_Description of the task_: Each line below either holds the string "this" or doesn't. Count those that do and give only the number.

_Records for processing_:
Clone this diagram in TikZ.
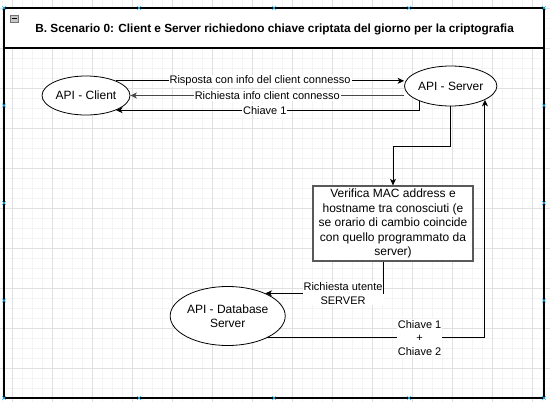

==

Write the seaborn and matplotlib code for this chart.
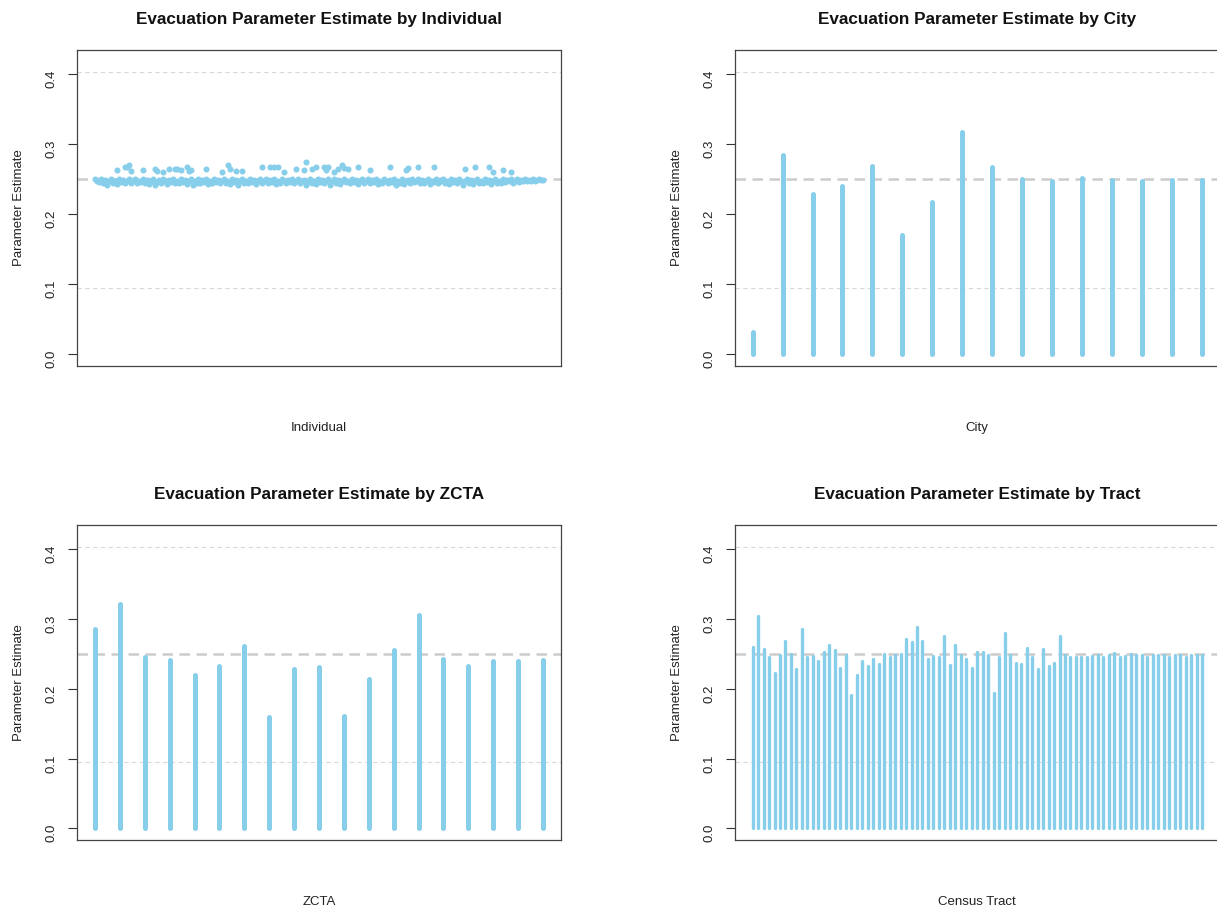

---

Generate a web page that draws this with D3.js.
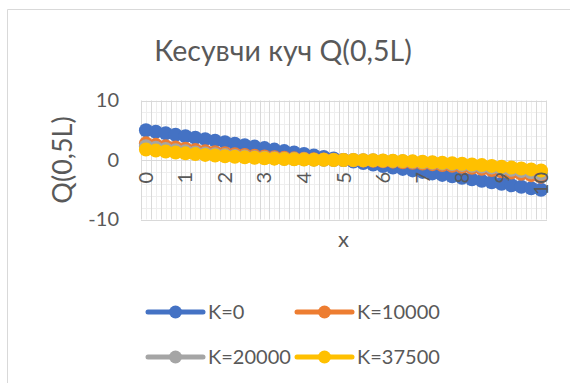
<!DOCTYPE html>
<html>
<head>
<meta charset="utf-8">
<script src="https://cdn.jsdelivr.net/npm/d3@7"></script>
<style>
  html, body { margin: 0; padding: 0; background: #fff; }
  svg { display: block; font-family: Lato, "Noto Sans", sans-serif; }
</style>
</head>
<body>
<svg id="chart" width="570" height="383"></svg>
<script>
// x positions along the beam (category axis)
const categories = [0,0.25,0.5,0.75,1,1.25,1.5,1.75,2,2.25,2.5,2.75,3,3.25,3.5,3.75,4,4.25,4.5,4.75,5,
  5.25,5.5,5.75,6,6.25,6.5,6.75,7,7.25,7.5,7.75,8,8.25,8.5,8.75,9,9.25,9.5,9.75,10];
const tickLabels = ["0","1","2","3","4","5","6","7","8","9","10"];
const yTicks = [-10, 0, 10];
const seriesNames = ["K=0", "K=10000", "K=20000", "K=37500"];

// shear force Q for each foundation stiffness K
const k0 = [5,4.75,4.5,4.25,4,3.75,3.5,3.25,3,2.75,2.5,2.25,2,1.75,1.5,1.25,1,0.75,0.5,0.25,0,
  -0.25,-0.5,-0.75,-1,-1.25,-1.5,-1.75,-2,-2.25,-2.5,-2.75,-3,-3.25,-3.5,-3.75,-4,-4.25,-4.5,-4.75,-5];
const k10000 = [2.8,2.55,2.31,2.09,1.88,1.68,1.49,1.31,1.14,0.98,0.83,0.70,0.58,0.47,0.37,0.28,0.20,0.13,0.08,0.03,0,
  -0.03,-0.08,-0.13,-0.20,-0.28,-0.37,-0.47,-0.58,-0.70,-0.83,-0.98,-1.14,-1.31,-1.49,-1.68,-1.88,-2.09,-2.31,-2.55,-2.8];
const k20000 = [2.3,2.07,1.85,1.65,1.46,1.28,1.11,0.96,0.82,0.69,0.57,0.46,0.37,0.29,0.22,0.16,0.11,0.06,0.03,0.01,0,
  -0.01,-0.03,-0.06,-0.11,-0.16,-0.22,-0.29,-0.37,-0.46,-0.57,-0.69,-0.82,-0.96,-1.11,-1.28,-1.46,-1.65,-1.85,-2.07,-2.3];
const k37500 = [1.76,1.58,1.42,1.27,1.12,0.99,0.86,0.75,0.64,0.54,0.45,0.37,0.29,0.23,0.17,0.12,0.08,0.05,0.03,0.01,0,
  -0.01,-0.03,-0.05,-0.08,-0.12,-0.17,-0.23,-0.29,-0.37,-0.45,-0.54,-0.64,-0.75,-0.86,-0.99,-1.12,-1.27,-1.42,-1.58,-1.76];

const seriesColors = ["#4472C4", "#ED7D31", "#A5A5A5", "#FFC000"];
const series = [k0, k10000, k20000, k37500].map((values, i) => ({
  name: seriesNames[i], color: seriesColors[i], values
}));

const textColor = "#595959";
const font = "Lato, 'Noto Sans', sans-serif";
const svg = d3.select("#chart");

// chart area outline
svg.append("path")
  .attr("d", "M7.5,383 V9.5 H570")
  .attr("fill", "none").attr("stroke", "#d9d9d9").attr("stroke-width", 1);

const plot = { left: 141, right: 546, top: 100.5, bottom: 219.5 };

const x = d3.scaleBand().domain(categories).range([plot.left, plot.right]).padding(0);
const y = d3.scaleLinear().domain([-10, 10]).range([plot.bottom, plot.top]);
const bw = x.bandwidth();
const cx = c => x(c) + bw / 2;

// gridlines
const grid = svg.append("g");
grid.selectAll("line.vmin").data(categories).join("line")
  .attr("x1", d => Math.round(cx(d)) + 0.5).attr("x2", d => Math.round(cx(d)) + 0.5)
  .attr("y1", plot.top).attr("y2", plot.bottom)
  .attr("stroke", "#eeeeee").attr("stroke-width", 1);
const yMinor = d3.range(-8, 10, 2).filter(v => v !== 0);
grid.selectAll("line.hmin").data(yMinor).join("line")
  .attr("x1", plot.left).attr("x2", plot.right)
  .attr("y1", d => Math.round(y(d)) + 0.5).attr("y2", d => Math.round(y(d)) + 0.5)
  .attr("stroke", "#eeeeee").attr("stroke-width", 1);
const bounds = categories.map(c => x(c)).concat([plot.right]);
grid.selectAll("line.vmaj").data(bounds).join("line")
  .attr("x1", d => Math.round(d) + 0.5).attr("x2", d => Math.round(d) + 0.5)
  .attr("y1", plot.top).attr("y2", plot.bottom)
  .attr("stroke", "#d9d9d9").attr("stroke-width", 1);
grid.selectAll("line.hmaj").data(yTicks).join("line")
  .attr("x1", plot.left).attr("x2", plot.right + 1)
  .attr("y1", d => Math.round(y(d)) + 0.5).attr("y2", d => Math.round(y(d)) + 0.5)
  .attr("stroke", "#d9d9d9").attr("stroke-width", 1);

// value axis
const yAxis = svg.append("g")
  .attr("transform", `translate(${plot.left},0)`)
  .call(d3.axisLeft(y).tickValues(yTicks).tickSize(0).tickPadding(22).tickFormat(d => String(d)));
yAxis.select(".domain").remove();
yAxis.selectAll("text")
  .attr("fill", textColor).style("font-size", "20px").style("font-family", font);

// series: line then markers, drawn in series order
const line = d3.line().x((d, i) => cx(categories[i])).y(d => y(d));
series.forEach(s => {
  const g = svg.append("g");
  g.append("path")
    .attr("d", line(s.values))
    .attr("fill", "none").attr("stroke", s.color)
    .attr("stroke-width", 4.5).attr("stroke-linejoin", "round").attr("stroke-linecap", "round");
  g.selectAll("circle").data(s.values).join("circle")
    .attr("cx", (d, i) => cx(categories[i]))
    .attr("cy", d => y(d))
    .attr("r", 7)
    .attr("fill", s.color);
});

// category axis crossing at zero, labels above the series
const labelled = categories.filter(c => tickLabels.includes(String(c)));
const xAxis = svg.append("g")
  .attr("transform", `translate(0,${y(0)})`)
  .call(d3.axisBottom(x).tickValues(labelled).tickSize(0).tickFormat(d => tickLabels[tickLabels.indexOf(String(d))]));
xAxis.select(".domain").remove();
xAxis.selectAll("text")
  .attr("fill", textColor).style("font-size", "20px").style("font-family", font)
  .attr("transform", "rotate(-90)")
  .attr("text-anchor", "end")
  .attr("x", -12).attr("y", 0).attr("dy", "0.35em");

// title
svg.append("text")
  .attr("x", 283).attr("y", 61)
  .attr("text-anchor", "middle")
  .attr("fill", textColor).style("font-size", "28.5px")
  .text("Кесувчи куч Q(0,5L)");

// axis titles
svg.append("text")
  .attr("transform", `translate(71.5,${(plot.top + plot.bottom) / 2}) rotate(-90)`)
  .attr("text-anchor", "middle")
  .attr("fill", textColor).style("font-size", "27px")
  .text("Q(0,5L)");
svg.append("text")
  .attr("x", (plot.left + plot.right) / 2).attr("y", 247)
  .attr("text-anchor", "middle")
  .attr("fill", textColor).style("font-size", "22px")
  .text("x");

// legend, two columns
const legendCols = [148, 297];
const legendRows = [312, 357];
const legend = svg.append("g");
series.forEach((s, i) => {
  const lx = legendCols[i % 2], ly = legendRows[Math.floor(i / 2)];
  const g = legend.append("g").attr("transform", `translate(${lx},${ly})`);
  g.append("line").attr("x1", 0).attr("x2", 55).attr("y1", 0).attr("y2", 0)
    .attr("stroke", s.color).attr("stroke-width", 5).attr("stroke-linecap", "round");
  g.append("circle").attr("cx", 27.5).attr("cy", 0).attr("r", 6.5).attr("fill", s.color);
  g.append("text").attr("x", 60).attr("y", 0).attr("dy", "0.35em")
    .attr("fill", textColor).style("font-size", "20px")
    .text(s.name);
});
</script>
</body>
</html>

_Exercise response_: 3